Even when traffic is encrypted, metadata such as packet timing, volume, frequency, and destination behavior can still provide valuable intelligence for threat detection. Metadata analysis allows security teams to identify suspicious patterns and anomalies that indicate malicious activity, even when the actual message content remains unreadable.

Understanding Deep Packet Inspection

Deep Packet Inspection (DPI) is an advanced form of packet analysis that examines both packet headers and packet payloads in greater detail. DPI enables organizations to:

• Detect malicious content in unencrypted traffic
• Identify protocol misuse
• Monitor application behavior
• Support intrusion detection
• Enforce security policies
• Monitor sensitive data movement
• Correlate network traffic with threat intelligence

DPI provides deeper contextual visibility into unencrypted communication activity compared to traditional monitoring approaches that focus mainly on traffic statistics. For encrypted communications, organizations must rely on metadata analysis, traffic pattern recognition, and behavioral analytics to identify suspicious activity.

Key Use Cases

Network packet analysis supports a wide range of cybersecurity operations across enterprise, telecom, government, and critical infrastructure environments.

Advanced Threat Detection: Identifies malware activity, command and control communication, suspicious outbound traffic, and attacker infrastructure within normal network flows.

Proactive Threat Hunting: Investigates unusual network behavior before alerts trigger, identifying abnormal DNS requests, suspicious protocols, and encrypted pattern anomalies.

Incident Response: Reconstructs attack timelines, determines compromise points, identifies affected systems, and documents lateral movement and data transfer as forensic evidence.

Malware and Ransomware Detection: Detects beaconing behavior, payload downloads, suspicious encryption traffic, malicious domain communication, and abnormal file transfers.

Data Exfiltration Monitoring: Identifies large outbound transfers, suspicious cloud uploads, unusual, encrypted sessions, and unauthorized external communication.

Lateral Movement Detection: Detects suspicious server-to-server communication, unauthorized remote administration, internal reconnaissance, and abnormal east-west traffic flows.

Insider Threat Monitoring: Identifies suspicious communication from trusted systems including unauthorized data transfers, abnormal access patterns, and security bypass attempts.

Encrypted Traffic Intelligence: Examines metadata and traffic behavior patterns to identify suspicious activity in encrypted sessions when payload inspection is limited.

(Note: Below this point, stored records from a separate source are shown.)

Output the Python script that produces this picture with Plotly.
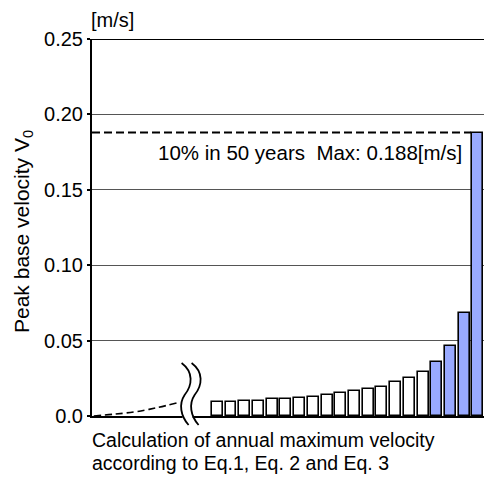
import plotly.graph_objects as go

# ---- data ----
bar_values = [0.0091, 0.0091, 0.0101, 0.0101, 0.0111, 0.0111, 0.0117, 0.0128,
              0.0141, 0.0150, 0.0168, 0.0177, 0.0194, 0.0225, 0.0254, 0.0292,
              0.0358, 0.0464, 0.0683, 0.188]
highlight = [False] * 16 + [True] * 4
curve_x = [-8.0, -6.5, -4.9, -3.4, -1.9]
curve_y = [0.0, 0.0012, 0.0029, 0.0055, 0.0088]
max_value = 0.188
y_tickvals = [0.0, 0.05, 0.10, 0.15, 0.20, 0.25]
y_ticktext = ["0.0", "0.05", "0.10", "0.15", "0.20", "0.25"]
x_title_lines = ["Calculation of annual maximum velocity", "according to Eq.1, Eq. 2 and Eq. 3"]
y_title = "Peak base velocity V<sub>0</sub>"
max_label = "10% in 50 years\u00a0 Max: 0.188[m/s]"
unit_label = "[m/s]"

FONT = "Liberation Sans, Arial, sans-serif"
W, H = 484, 478
ML, MR, MT, MB = 92, 0, 39, 62
XR = [-8.13, 20.44]
YR = [0, 0.25]
break_x = -1.6  # position of the axis-break symbol, in x units

bar_x = list(range(1, len(bar_values) + 1))
colors = ["#99aaff" if h else "white" for h in highlight]

fig = go.Figure()
fig.add_trace(go.Bar(x=bar_x, y=bar_values, width=0.8,
                     marker=dict(color=colors, line=dict(color="black", width=1.6)),
                     showlegend=False, hoverinfo="skip"))
fig.add_trace(go.Scatter(x=curve_x, y=curve_y, mode="lines",
                         line=dict(color="black", width=1.6, dash="7px,4px", shape="spline"),
                         showlegend=False, hoverinfo="skip"))
fig.add_trace(go.Scatter(x=[XR[0], bar_x[-1] - 0.5], y=[max_value, max_value], mode="lines",
                         line=dict(color="black", width=1.8, dash="8px,4px"),
                         showlegend=False, hoverinfo="skip"))

pw, ph = W - ML - MR, H - MT - MB


def px_to_paper(px, py):
    return (px - ML) / pw, (H - MB - py) / ph


bx = ML + (break_x - XR[0]) / (XR[1] - XR[0]) * pw


def wave(dx):
    pts = [(183, 363), (195, 372), (194, 385), (186, 395), (180, 404), (182, 416), (190, 425)]
    pp = [px_to_paper(bx - 183 + x + dx, y) for x, y in pts]
    return "M %f,%f C %f,%f %f,%f %f,%f C %f,%f %f,%f %f,%f" % tuple(v for p in pp for v in p)


shapes = []
g0 = px_to_paper(bx + 1, 416)
g1 = px_to_paper(bx + 11, 416)
shapes.append(dict(type="line", xref="paper", yref="paper", x0=g0[0], x1=g1[0], y0=g0[1], y1=g1[1],
                   line=dict(color="white", width=4), layer="above"))
for dx in (0, 10):
    shapes.append(dict(type="path", xref="paper", yref="paper", path=wave(dx),
                       line=dict(color="black", width=1.8), layer="above"))
shapes.append(dict(type="line", xref="paper", yref="y", x0=0, x1=1, y0=0.25, y1=0.25,
                   line=dict(color="black", width=2)))

yt_x, yt_y = px_to_paper(23, 232)
xt1 = px_to_paper(90, 440)
xt2 = px_to_paper(90, 463)

fig.update_layout(
    width=W, height=H,
    margin=dict(l=ML, r=MR, t=MT, b=MB),
    plot_bgcolor="white", paper_bgcolor="white",
    font=dict(family=FONT, size=20, color="black"),
    bargap=0,
    xaxis=dict(range=XR, showgrid=False, zeroline=False, showticklabels=False, ticks="",
               showline=True, linecolor="black", linewidth=2),
    yaxis=dict(range=YR, tickvals=y_tickvals, ticktext=y_ticktext, showgrid=True,
               gridcolor="#555555", gridwidth=1.3, zeroline=False,
               showline=True, linecolor="black", linewidth=2, ticks="outside", ticklen=3,
               tickcolor="black", tickwidth=2, tickfont=dict(size=20)),
    shapes=shapes,
    annotations=[
        dict(text=unit_label, xref="paper", yref="paper", x=0, y=1, xanchor="left", yanchor="bottom",
             yshift=6, xshift=-3, showarrow=False, font=dict(size=20)),
        dict(text=y_title, xref="paper", yref="paper", x=yt_x, y=yt_y, xanchor="center", yanchor="middle",
             textangle=-90, showarrow=False, font=dict(size=21)),
        dict(text=x_title_lines[0], xref="paper", yref="paper", x=xt1[0], y=xt1[1], xanchor="left",
             yanchor="middle", showarrow=False, font=dict(size=19.5)),
        dict(text=x_title_lines[1], xref="paper", yref="paper", x=xt2[0], y=xt2[1], xanchor="left",
             yanchor="middle", showarrow=False, font=dict(size=19.5)),
        dict(text=max_label, xref="paper", yref="y", x=px_to_paper(464, 0)[0], y=max_value, xanchor="right",
             yanchor="top", yshift=-6, showarrow=False, font=dict(size=20.5)),
    ],
)

fig.write_html("out.html")
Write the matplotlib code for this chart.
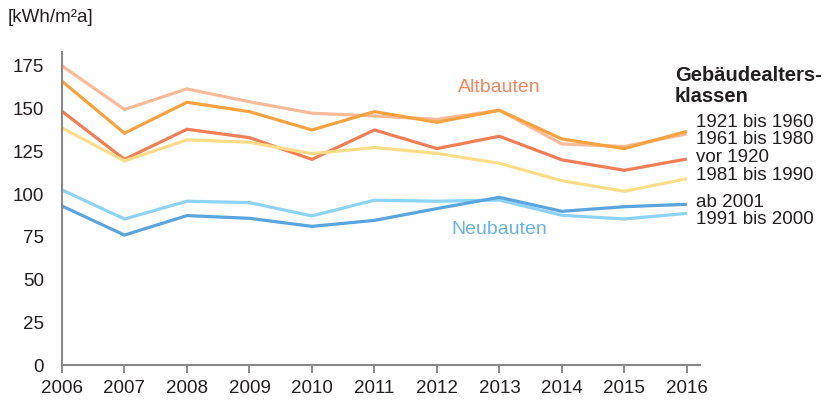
import matplotlib
matplotlib.use("Agg")
import matplotlib.pyplot as plt

plt.rcParams['font.family'] = ['Liberation Sans', 'DejaVu Sans']

years = [2006, 2007, 2008, 2009, 2010, 2011, 2012, 2013, 2014, 2015, 2016]

s_1961_1980 = [175, 149.5, 161.5, 154, 147.3, 145.7, 143.7, 149, 129.3, 127.8, 135.2]
s_1921_1960 = [166, 135.6, 153.7, 148.2, 137.5, 148.2, 142, 149, 132.2, 126.6, 136.7]
s_vor_1920 = [148.4, 120.3, 137.9, 133, 120.3, 137.5, 126.6, 133.8, 120, 113.9, 120.5]
s_1981_1990 = [138.7, 119.4, 131.7, 130.3, 123.6, 127.2, 123.8, 118, 107.8, 101.6, 109]
s_1991_2000 = [102.4, 85.4, 95.8, 95, 87.2, 96.4, 95.8, 96.5, 87.6, 85.4, 88.7]
s_ab_2001 = [93, 76, 87.4, 85.8, 81.1, 84.6, 91.5, 98.1, 89.9, 92.6, 94]

labels = ["1921 bis 1960", "1961 bis 1980", "vor 1920", "1981 bis 1990", "ab 2001", "1991 bis 2000"]
label_y = [141.6, 132.2, 121.1, 110.6, 94.8, 85.4]

yticks = [0, 25, 50, 75, 100, 125, 150, 175]

series = [
    (s_1961_1980, "#FBBB98"),
    (s_1921_1960, "#F9A23F"),
    (s_vor_1920, "#F27E55"),
    (s_1981_1990, "#FFDD88"),
    (s_1991_2000, "#8DD3F5"),
    (s_ab_2001, "#5AA5DD"),
]

FS = 13.5

fig = plt.figure(figsize=(8.26, 4.0), dpi=100)
ax = fig.add_axes([62/826, 1-365/400, (700-62)/826, (365-52)/400])

for vals, col in series:
    ax.plot(years, vals, color=col, lw=2.3, solid_capstyle='butt', solid_joinstyle='miter')

ax.set_xlim(2006, 2016.21)
ax.set_ylim(0, 183.1)
ax.set_xticks(years)
ax.set_xticklabels([str(y) for y in years])
ax.set_yticks(yticks)
ax.tick_params(axis='y', length=0, pad=13, labelsize=FS, labelcolor='#231F20')
ax.tick_params(axis='x', length=5.5, width=1.2, color='#777777', pad=5.5, labelsize=FS, labelcolor='#231F20')
for s in ['top', 'right']:
    ax.spines[s].set_visible(False)
ax.spines['left'].set_color('#888888')
ax.spines['left'].set_linewidth(1.5)
ax.spines['bottom'].set_color('#888888')
ax.spines['bottom'].set_linewidth(1.5)

for lab, yv in zip(labels, label_y):
    ax.text(2016.15, yv, lab, fontsize=FS, color='#231F20', va='center', ha='left', clip_on=False)

fig.text(675/826, 1-86/400, "Gebäudealters-\nklassen", fontsize=14.5, fontweight='bold',
         color='#231F20', ha='left', va='center', linespacing=1.1)
fig.text(8/826, 1-18/400, "[kWh/m²a]", fontsize=FS, color='#231F20', ha='left', va='center')
fig.text(499/826, 1-88/400, "Altbauten", fontsize=14, color='#F5875E', ha='center', va='center')
fig.text(499/826, 1-229/400, "Neubauten", fontsize=14, color='#6AB3E4', ha='center', va='center')

fig.savefig("out.png", dpi=100)
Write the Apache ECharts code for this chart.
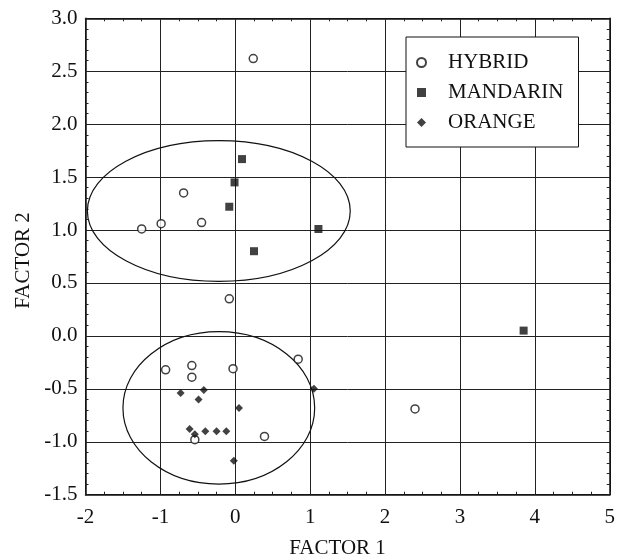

The Evolution of Modern Packet Analysis Platforms

Modern packet analysis platforms increasingly combine packet inspection, behavioral analytics, AI-driven detection, and network detection and response capabilities to identify threats across complex enterprise environments.

Advanced capabilities now include:

• Real-time traffic inspection
• AI-driven anomaly detection
• Behavioral profiling
• Threat intelligence correlation
• Session reconstruction for unencrypted traffic
• Long-term traffic retention
• Cross-network visibility
• Automated investigations

These capabilities help organizations process large-scale network activity more efficiently while improving detection accuracy and investigative speed. Machine learning algorithms can identify patterns that humans might miss, enabling faster threat detection and response times.

Conclusion

Network packet analysis is essential to modern cybersecurity defense. By examining communication patterns, organizations detect sophisticated threats, investigate incidents, and understand data movement. Packet analysis provides visibility that endpoint monitoring alone cannot achieve, especially when attackers hide activities in legitimate traffic. It enables threat detection, faster incident response, and protection of critical assets.

As threats and networks grow more complex, packet analysis evolves with artificial intelligence and automation. Organizations implementing robust packet analysis programs gain significant advantages in maintaining security visibility and comprehensive network defense.